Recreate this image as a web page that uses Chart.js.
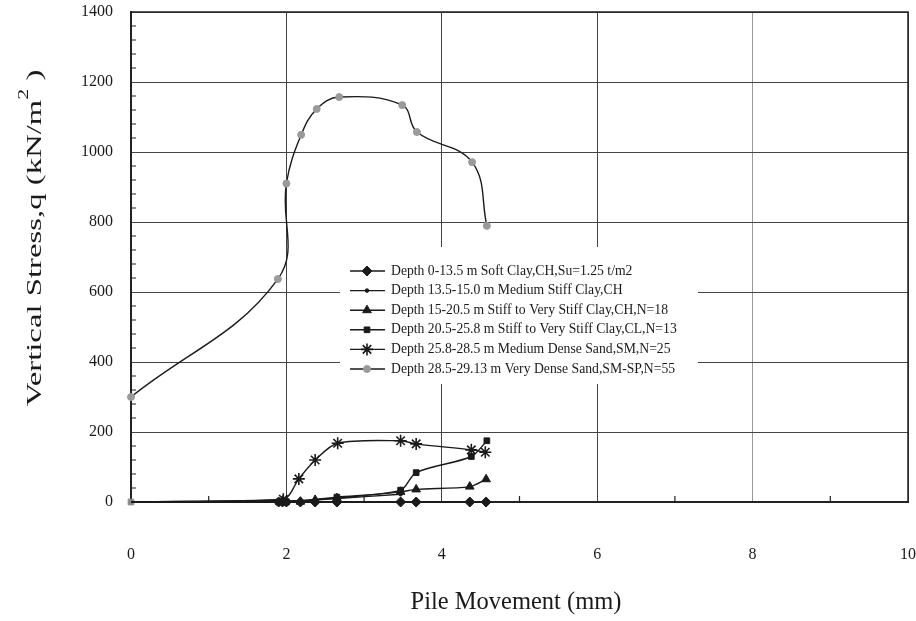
<!DOCTYPE html>
<html lang="en">
<head>
  <meta charset="UTF-8" />
  <title>Vertical Stress vs Pile Movement</title>
  <style>
    body {
      margin: 0;
      background: #ffffff;
    }
    canvas {
      display: block;
    }
  </style>
</head>
<body>
  <canvas id="chart" width="916" height="621"></canvas>

  <script src="https://cdn.jsdelivr.net/npm/chart.js"></script>
  <script>
    // layer data: pile movement (mm) vs vertical stress (kN/m2)
    const labels = [
      'Depth 0-13.5 m Soft Clay,CH,Su=1.25 t/m2',
      'Depth 13.5-15.0 m Medium Stiff Clay,CH',
      'Depth 15-20.5 m Stiff to Very Stiff Clay,CH,N=18',
      'Depth 20.5-25.8 m Stiff to Very Stiff Clay,CL,N=13',
      'Depth 25.8-28.5 m Medium Dense Sand,SM,N=25',
      'Depth 28.5-29.13 m Very Dense Sand,SM-SP,N=55'
    ];

    const softClayX = [0, 1.9, 1.95, 2.0, 2.18, 2.37, 2.65, 3.47, 3.67, 4.36, 4.57];
    const softClayY = [0, 0, 0, 0, 0, 0, 0, 0, 0, 0, 0];

    const medClayX = [0, 1.9, 2.0, 2.18, 2.37, 2.65, 3.47];
    const medClayY = [0, 2, 3, 4, 6, 10, 22];

    const stiffChX = [0, 1.95, 2.18, 2.37, 2.65, 3.47, 3.67, 4.36, 4.57];
    const stiffChY = [0, 4, 1, 6, 11, 29, 36, 44, 65];

    const stiffClX = [0, 1.9, 1.95, 2.0, 2.65, 3.47, 3.67, 4.38, 4.58];
    const stiffClY = [0, 0, 0, 0, 14, 34, 84, 130, 175];

    const medSandX = [0, 1.96, 2.16, 2.37, 2.66, 3.47, 3.67, 4.38, 4.56];
    const medSandY = [0, 8, 66, 120, 168, 175, 166, 149, 142];

    const denseSandX = [0, 1.89, 2.0, 2.19, 2.39, 2.68, 3.49, 3.68, 4.39, 4.58];
    const denseSandY = [300, 637, 910, 1049, 1123, 1157, 1134, 1057, 971, 789];

    const xTicks = [0, 2, 4, 6, 8, 10];
    const yTicks = [0, 200, 400, 600, 800, 1000, 1200, 1400];

    const serif = '"Liberation Serif", "DejaVu Serif", serif';
    const ink = '#1a1a1a';

    function pts(xs, ys) {
      return xs.map((x, i) => ({ x: x, y: ys[i] }));
    }

    // the shared origin point is only marked once, as a grey square
    function series(label, xs, ys, style, radius, fill, tension) {
      return {
        label: label,
        data: pts(xs, ys),
        borderColor: ink,
        borderWidth: 1.4,
        pointStyle: style,
        pointRadius: c => (c.dataIndex === 0 && ys[0] === 0 && style !== 'rect') ? 0 : radius,
        pointBackgroundColor: c => (c.dataIndex === 0 && ys[0] === 0) ? '#8a8a8a' : fill,
        pointBorderColor: c => (c.dataIndex === 0 && ys[0] === 0) ? '#8a8a8a' : fill,
        pointBorderWidth: style === 'star' ? 1.6 : 1,
        legendRadius: radius,
        legendFill: fill,
        tension: tension,
        clip: false
      };
    }

    const datasets = [
      series(labels[0], softClayX, softClayY, 'rectRot', 5, ink, 0.3),
      series(labels[1], medClayX, medClayY, 'circle', 1.8, ink, 0.3),
      series(labels[2], stiffChX, stiffChY, 'triangle', 5, ink, 0.3),
      series(labels[3], stiffClX, stiffClY, 'rect', 4, ink, 0.3),
      series(labels[4], medSandX, medSandY, 'star', 6, ink, 0.3),
      series(labels[5], denseSandX, denseSandY, 'circle', 3.5, '#9a9a9a', 0.4)
    ];

    // legend box sits inside the plot area and hides the grid behind it
    const legendBox = { x: 340, y: 247, w: 358, h: 137 };

    const decorations = {
      id: 'decorations',
      beforeDatasetsDraw(chart) {
        const ctx = chart.ctx;
        const a = chart.chartArea;
        const xs = chart.scales.x;
        const ys = chart.scales.y;
        ctx.save();
        // top and right frame
        ctx.strokeStyle = '#222';
        ctx.lineWidth = 1.5;
        ctx.beginPath();
        ctx.moveTo(a.left, a.top);
        ctx.lineTo(a.right, a.top);
        ctx.lineTo(a.right, a.bottom);
        ctx.stroke();
        // minor ticks pointing into the plot
        ctx.lineWidth = 1.2;
        ctx.beginPath();
        for (let v = 40; v < 1400; v += 40) {
          if (v % 200 === 0) continue;
          const py = ys.getPixelForValue(v);
          ctx.moveTo(a.left, py);
          ctx.lineTo(a.left + 5, py);
        }
        for (let v = 1; v < 10; v += 2) {
          const px = xs.getPixelForValue(v);
          ctx.moveTo(px, a.bottom);
          ctx.lineTo(px, a.bottom - 6);
        }
        ctx.stroke();
        ctx.fillStyle = '#ffffff';
        ctx.fillRect(legendBox.x, legendBox.y, legendBox.w, legendBox.h);
        ctx.restore();
      },
      afterDatasetsDraw(chart) {
        const ctx = chart.ctx;
        ctx.save();
        ctx.font = '13.7px ' + serif;
        ctx.textBaseline = 'middle';
        chart.data.datasets.forEach((ds, i) => {
          const y = 271 + i * 19.6;
          ctx.strokeStyle = ds.borderColor;
          ctx.lineWidth = 1.4;
          ctx.beginPath();
          ctx.moveTo(350, y);
          ctx.lineTo(385, y);
          ctx.stroke();
          ctx.fillStyle = ds.legendFill;
          ctx.strokeStyle = ds.legendFill;
          ctx.lineWidth = ds.pointBorderWidth;
          Chart.helpers.drawPoint(ctx, {
            pointStyle: ds.pointStyle,
            radius: ds.legendRadius,
            rotation: 0,
            borderWidth: ds.pointBorderWidth
          }, 367, y);
          ctx.fillStyle = ink;
          ctx.fillText(ds.label, 391, y);
        });
        ctx.restore();
      },
      afterDraw(chart) {
        const ctx = chart.ctx;
        ctx.save();
        ctx.fillStyle = ink;
        ctx.textBaseline = 'middle';
        // x axis title
        ctx.font = '24.5px ' + serif;
        ctx.textAlign = 'center';
        ctx.fillText('Pile Movement (mm)', 516, 603);
        // y axis title, drawn tall, with a raised 2
        ctx.translate(35, 238);
        ctx.rotate(-Math.PI / 2);
        ctx.scale(1.56, 1);
        const main = 'Vertical Stress,q (kN/m';
        const close = ' )';
        ctx.font = '21px ' + serif;
        const wMain = ctx.measureText(main).width;
        const wClose = ctx.measureText(close).width;
        ctx.font = '14px ' + serif;
        const wSup = ctx.measureText('2').width;
        let x = -(wMain + wSup + wClose) / 2;
        ctx.textAlign = 'left';
        ctx.font = '21px ' + serif;
        ctx.fillText(main, x, 0);
        x += wMain;
        ctx.font = '14px ' + serif;
        ctx.fillText('2', x, -11);
        x += wSup;
        ctx.font = '21px ' + serif;
        ctx.fillText(close, x, 0);
        ctx.restore();
      }
    };

    new Chart(document.getElementById('chart'), {
      type: 'line',
      data: { datasets: datasets },
      options: {
        responsive: false,
        animation: false,
        layout: { padding: { top: 12, right: 8, left: 0, bottom: 0 } },
        plugins: {
          legend: { display: false },
          tooltip: { enabled: false }
        },
        scales: {
          x: {
            type: 'linear',
            min: 0,
            max: 10,
            afterFit(scale) {
              scale.height = 119;
              scale.paddingLeft = 0;
              scale.paddingRight = 0;
            },
            afterBuildTicks(scale) { scale.ticks = xTicks.map(v => ({ value: v })); },
            grid: {
              color: c => (c.tick && c.tick.value === 8) ? '#9a9a9a' : '#444',
              lineWidth: 1,
              drawTicks: false
            },
            border: { color: '#222', width: 2 },
            ticks: {
              padding: 43,
              color: ink,
              font: { family: serif, size: 16 },
              callback: v => String(v)
            }
          },
          y: {
            type: 'linear',
            min: 0,
            max: 1400,
            afterFit(scale) {
              scale.width = 131;
              scale.paddingTop = 0;
              scale.paddingBottom = 0;
            },
            afterBuildTicks(scale) { scale.ticks = yTicks.map(v => ({ value: v })); },
            grid: { color: '#444', lineWidth: 1, drawTicks: false },
            border: { color: '#222', width: 2 },
            ticks: {
              padding: 18,
              color: ink,
              font: { family: serif, size: 16 },
              callback: v => String(v)
            }
          }
        }
      },
      plugins: [decorations]
    });
  </script>
</body>
</html>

(Written task): Leave out any pictures and return exactly the lines from the beginning of the data through the line with "0, 0, 0, 0, 0];", inclusive.

(Result):
Recreate this image as a web page that uses Chart.js.
<!DOCTYPE html>
<html lang="en">
<head>
  <meta charset="UTF-8" />
  <title>Vertical Stress vs Pile Movement</title>
  <style>
    body {
      margin: 0;
      background: #ffffff;
    }
    canvas {
      display: block;
    }
  </style>
</head>
<body>
  <canvas id="chart" width="916" height="621"></canvas>

  <script src="https://cdn.jsdelivr.net/npm/chart.js"></script>
  <script>
    // layer data: pile movement (mm) vs vertical stress (kN/m2)
    const labels = [
      'Depth 0-13.5 m Soft Clay,CH,Su=1.25 t/m2',
      'Depth 13.5-15.0 m Medium Stiff Clay,CH',
      'Depth 15-20.5 m Stiff to Very Stiff Clay,CH,N=18',
      'Depth 20.5-25.8 m Stiff to Very Stiff Clay,CL,N=13',
      'Depth 25.8-28.5 m Medium Dense Sand,SM,N=25',
      'Depth 28.5-29.13 m Very Dense Sand,SM-SP,N=55'
    ];

    const softClayX = [0, 1.9, 1.95, 2.0, 2.18, 2.37, 2.65, 3.47, 3.67, 4.36, 4.57];
    const softClayY = [0, 0, 0, 0, 0, 0, 0, 0, 0, 0, 0];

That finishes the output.